### WHAT THE TASK ASKS
The listing below begins with the first line you should copy; stop after the line containing "plt.rcParams['mathtext.default'] = 'regular'", and drop every picture.

## Start DATASET SECTION

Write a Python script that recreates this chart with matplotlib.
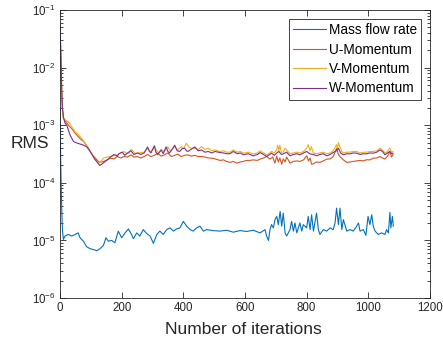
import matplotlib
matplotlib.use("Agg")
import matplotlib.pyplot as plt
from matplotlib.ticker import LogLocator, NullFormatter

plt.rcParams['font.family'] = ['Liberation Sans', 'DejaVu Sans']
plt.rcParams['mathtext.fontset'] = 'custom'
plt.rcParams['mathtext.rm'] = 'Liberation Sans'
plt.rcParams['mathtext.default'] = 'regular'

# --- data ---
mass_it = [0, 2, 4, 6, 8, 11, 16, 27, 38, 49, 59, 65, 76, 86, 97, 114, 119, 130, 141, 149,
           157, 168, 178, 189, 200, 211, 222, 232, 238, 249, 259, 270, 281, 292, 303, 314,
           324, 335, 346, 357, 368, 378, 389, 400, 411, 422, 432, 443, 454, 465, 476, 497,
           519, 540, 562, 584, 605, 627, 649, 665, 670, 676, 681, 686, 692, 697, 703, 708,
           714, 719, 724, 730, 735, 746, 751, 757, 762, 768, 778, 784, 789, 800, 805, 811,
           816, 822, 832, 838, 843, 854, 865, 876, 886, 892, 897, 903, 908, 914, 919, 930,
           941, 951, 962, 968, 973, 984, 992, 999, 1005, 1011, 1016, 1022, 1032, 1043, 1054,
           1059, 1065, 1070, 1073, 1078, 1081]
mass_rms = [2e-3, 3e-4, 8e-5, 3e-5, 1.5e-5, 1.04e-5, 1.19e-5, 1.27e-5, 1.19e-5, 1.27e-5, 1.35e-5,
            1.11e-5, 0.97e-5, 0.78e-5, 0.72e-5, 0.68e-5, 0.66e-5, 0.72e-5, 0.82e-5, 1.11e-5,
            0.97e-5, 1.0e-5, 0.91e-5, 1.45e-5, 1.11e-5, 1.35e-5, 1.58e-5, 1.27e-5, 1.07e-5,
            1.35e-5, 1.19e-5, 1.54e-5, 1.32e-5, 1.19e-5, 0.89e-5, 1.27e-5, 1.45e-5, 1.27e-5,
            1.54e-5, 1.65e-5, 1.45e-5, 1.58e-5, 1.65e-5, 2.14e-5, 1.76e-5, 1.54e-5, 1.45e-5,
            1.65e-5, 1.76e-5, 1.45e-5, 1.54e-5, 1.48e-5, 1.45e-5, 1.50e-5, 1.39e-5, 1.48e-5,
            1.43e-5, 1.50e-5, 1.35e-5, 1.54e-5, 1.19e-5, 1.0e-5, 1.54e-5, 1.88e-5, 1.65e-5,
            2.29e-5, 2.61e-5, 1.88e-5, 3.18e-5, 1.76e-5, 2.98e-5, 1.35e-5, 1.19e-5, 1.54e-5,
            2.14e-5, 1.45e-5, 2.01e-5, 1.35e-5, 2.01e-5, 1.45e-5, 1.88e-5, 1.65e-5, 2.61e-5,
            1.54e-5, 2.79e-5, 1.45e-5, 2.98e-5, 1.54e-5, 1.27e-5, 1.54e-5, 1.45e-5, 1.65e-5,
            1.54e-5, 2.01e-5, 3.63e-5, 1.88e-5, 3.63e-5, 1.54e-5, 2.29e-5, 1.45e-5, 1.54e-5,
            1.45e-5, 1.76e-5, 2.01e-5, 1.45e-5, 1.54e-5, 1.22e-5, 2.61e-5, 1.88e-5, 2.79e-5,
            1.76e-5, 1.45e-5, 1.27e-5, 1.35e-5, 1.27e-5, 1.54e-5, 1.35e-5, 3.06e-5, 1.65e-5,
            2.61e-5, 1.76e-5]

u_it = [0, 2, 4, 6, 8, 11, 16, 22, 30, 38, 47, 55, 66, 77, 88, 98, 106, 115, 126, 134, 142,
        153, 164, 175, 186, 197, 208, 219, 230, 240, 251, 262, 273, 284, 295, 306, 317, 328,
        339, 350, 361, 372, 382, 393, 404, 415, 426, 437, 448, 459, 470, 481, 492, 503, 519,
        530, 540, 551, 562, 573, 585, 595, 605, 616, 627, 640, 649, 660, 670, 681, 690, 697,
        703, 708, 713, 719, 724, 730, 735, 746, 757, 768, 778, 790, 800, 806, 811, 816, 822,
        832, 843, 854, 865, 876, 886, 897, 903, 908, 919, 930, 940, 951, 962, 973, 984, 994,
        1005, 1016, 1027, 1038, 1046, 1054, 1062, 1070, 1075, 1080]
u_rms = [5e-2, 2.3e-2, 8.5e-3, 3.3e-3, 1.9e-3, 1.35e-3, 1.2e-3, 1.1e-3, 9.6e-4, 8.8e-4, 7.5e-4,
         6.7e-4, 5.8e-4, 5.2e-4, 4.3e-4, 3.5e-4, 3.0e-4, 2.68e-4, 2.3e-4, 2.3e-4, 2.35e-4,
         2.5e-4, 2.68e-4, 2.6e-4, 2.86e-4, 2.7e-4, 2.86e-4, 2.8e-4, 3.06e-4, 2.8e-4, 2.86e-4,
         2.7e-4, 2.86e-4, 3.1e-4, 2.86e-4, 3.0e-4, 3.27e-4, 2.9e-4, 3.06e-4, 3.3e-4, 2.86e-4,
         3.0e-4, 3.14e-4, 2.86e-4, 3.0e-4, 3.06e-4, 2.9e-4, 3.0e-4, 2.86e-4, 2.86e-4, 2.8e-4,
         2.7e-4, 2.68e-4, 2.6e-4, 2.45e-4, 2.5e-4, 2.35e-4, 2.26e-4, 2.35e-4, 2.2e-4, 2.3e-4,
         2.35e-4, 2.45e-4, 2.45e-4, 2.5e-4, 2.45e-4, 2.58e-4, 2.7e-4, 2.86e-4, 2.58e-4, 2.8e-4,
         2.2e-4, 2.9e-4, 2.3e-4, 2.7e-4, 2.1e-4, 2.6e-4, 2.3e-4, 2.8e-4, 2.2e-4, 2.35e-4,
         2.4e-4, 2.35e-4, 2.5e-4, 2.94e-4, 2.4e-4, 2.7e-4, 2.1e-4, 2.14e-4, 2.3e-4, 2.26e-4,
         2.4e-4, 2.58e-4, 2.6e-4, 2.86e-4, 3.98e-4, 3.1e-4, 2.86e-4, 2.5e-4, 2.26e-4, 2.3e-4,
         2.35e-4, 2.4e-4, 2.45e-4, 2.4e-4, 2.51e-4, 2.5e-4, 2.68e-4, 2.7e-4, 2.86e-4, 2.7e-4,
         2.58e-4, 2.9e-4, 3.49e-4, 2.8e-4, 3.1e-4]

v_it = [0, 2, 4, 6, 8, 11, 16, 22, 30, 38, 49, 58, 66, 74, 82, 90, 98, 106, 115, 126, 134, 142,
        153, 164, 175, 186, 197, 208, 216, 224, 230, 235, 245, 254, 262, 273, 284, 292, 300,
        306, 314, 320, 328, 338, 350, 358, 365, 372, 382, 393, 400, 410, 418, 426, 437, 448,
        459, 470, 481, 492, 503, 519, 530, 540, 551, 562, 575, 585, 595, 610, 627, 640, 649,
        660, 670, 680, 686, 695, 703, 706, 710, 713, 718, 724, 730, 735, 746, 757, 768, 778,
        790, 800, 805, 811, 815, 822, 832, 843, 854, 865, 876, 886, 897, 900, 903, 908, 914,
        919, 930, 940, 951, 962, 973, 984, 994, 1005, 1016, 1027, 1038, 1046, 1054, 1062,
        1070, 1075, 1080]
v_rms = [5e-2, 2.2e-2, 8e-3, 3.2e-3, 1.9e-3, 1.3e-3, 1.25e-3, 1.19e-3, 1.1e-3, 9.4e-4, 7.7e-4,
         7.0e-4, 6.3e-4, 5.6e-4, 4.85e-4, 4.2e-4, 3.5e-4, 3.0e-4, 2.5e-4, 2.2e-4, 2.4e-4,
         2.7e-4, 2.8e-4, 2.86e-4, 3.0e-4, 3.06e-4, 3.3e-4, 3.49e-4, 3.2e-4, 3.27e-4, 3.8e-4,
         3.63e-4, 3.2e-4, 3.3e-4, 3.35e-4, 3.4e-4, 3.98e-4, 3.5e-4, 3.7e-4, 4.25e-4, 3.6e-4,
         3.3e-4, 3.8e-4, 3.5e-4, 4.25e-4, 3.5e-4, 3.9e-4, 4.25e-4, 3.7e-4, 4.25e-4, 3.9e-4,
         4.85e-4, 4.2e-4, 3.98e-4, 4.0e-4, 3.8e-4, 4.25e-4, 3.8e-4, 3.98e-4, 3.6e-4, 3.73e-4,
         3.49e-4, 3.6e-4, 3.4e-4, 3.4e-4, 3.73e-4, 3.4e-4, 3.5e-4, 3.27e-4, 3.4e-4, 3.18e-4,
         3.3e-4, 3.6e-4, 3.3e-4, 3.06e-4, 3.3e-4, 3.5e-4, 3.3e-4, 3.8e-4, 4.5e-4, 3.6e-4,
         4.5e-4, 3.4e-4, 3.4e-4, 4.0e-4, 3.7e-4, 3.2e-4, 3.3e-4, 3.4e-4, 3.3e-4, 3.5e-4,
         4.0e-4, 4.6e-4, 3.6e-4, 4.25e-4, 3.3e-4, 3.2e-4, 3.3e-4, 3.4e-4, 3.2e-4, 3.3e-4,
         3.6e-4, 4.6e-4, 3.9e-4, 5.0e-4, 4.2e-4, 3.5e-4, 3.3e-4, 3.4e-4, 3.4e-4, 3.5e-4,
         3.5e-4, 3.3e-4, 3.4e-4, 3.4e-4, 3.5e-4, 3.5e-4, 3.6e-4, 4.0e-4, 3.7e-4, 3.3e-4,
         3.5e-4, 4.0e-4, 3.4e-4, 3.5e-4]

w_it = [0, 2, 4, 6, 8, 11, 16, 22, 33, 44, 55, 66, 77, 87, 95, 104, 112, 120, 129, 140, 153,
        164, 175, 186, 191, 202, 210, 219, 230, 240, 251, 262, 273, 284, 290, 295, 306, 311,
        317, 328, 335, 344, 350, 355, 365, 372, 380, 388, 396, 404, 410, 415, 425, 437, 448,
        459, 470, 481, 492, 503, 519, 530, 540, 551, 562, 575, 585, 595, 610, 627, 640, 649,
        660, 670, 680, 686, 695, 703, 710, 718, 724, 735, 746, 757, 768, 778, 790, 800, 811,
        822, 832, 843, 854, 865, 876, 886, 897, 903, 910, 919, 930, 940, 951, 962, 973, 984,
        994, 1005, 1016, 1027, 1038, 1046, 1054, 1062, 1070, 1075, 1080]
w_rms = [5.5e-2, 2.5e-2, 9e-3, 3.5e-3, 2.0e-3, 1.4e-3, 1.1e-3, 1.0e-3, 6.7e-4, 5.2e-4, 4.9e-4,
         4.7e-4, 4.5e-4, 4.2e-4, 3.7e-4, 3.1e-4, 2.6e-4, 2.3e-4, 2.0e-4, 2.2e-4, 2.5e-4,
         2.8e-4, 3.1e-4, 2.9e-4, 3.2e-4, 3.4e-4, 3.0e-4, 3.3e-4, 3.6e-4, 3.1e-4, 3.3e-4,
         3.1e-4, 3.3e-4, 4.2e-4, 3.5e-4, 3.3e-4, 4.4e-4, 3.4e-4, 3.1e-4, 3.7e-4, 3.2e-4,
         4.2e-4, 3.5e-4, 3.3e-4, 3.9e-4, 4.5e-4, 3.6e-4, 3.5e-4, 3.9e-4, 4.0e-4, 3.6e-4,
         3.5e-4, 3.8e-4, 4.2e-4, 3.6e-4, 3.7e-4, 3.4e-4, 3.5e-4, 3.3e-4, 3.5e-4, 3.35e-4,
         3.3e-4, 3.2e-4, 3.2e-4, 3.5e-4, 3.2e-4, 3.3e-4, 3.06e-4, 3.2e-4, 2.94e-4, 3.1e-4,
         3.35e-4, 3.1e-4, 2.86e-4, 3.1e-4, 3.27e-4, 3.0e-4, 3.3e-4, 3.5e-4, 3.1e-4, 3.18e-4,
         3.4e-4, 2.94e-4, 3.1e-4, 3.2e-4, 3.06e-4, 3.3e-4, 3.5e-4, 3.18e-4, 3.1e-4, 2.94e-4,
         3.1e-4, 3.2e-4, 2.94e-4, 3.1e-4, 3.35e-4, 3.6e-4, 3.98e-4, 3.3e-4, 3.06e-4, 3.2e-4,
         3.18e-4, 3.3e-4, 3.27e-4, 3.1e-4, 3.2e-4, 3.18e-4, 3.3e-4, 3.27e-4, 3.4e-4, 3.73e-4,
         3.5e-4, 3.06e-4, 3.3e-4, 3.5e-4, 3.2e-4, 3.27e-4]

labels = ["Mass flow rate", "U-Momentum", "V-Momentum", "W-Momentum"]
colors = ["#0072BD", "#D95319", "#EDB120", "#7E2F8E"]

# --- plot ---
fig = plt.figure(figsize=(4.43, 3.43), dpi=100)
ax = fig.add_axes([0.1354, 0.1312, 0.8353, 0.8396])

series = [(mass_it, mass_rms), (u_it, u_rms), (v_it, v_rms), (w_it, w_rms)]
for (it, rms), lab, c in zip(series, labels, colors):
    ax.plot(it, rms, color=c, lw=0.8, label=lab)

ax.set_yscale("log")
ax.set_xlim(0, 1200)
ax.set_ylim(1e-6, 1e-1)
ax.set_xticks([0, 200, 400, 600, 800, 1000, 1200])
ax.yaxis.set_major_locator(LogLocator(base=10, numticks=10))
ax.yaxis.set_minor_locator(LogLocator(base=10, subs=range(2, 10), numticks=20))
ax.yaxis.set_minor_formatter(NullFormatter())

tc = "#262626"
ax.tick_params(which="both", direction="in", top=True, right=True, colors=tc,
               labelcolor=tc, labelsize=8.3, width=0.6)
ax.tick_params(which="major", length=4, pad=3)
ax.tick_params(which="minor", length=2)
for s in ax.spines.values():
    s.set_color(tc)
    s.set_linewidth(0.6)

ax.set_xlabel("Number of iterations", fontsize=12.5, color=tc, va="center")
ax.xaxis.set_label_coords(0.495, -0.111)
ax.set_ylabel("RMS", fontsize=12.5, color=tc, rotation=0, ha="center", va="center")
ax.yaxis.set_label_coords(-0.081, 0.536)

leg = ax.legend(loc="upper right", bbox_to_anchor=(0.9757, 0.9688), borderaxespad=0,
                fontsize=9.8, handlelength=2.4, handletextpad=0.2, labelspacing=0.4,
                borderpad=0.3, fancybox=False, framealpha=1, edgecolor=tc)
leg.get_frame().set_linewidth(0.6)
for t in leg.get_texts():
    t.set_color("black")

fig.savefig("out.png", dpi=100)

## End DATASET SECTION

### SOLUTION BELOW
Write a Python script that recreates this chart with matplotlib.
import matplotlib
matplotlib.use("Agg")
import matplotlib.pyplot as plt
from matplotlib.ticker import LogLocator, NullFormatter

plt.rcParams['font.family'] = ['Liberation Sans', 'DejaVu Sans']
plt.rcParams['mathtext.fontset'] = 'custom'
plt.rcParams['mathtext.rm'] = 'Liberation Sans'
plt.rcParams['mathtext.default'] = 'regular'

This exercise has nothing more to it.